A new outdoor market in Surf City is proving a success as summer kicks into full swing.
Surf City Summer Market has opened every Tuesday to the public for about a month selling everything from handmade jewelry to local produce.
“We have about 15 vendors now and we’re getting more each week,” said Debbie Wilson, president of the nonprofit market.
Market shoppers can choose from a variety of goods, including handmade stained glass and mosaic stepping stones, jewelry, copper weather vanes, homemade soaps and scrubs, leather goods, fresh-baked goodies and just-picked vegetables from a Sneads Ferry farm.
Since the market was set up as a nonprofit, Wilson said, a spot is reserved each week for another nonprofit to showcase its work.
Area vendors began making plans to establish the market earlier this year as a way to stay local rather than travel to other markets, Wilson said.
“A lot of us had done other markets together,” she said. “Most of us live between Hampstead and Sneads Ferry. We just decided we wanted to do something local. Tuesday was the only day there wasn’t another market anywhere in the area.”
An arts and crafts market debuted in neighboring Topsail Beach last summer. The Topsail Beach Craft Market is held each Thursday from 10 a.m. until 3 p.m. at 802 S. Anderson Blvd. There are more than 20 vendors selling one-of-a-kind works of art and craft items each week at the market on the south end of Topsail Island.
Surf City Summer Market is located at the Nelva R. Albury Recreation Area at the corner of N.C. 210 and Broadway Street. The town-owned property includes a playground and public bathrooms.
“The town’s been extremely supportive and a lot of locals come to the market,” Wilson said. “We have a lot of repeat customers that come every week for the bakery items and fresh produce.”

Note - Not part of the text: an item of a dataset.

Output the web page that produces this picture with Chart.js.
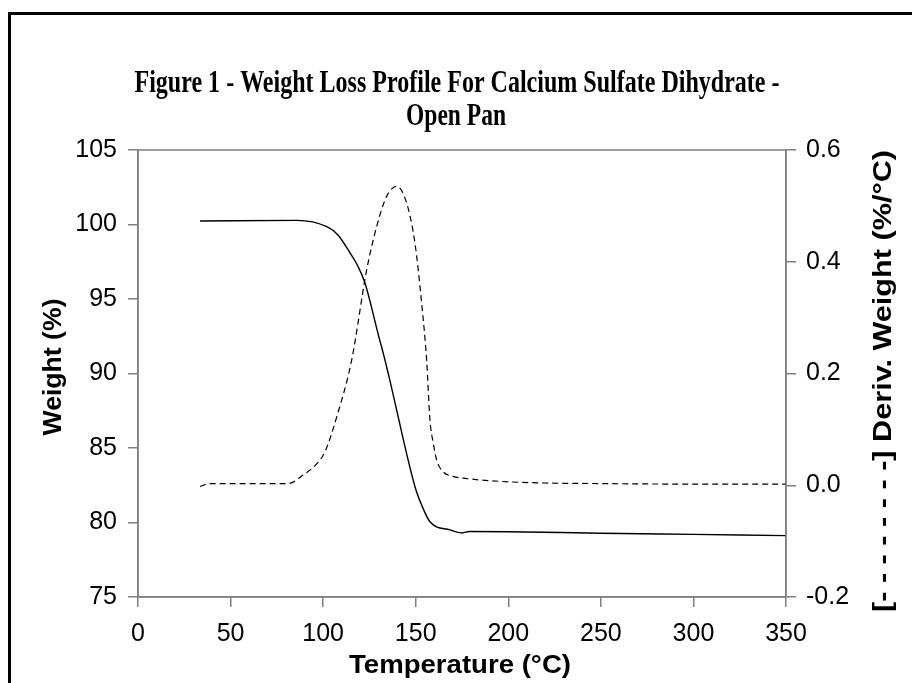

The market has been a long time coming, according to Surf City Planning Director Todd Rademacher.
“We’ve talked about it for years,” he said. “We’re glad that we have something like this here.”
Wilson has one tip for anyone interested in visiting the market: come early.
“Things like the produce and baked goods tend to sell out early,” she said.
The market will remain open on Tuesdays through Sept. 2.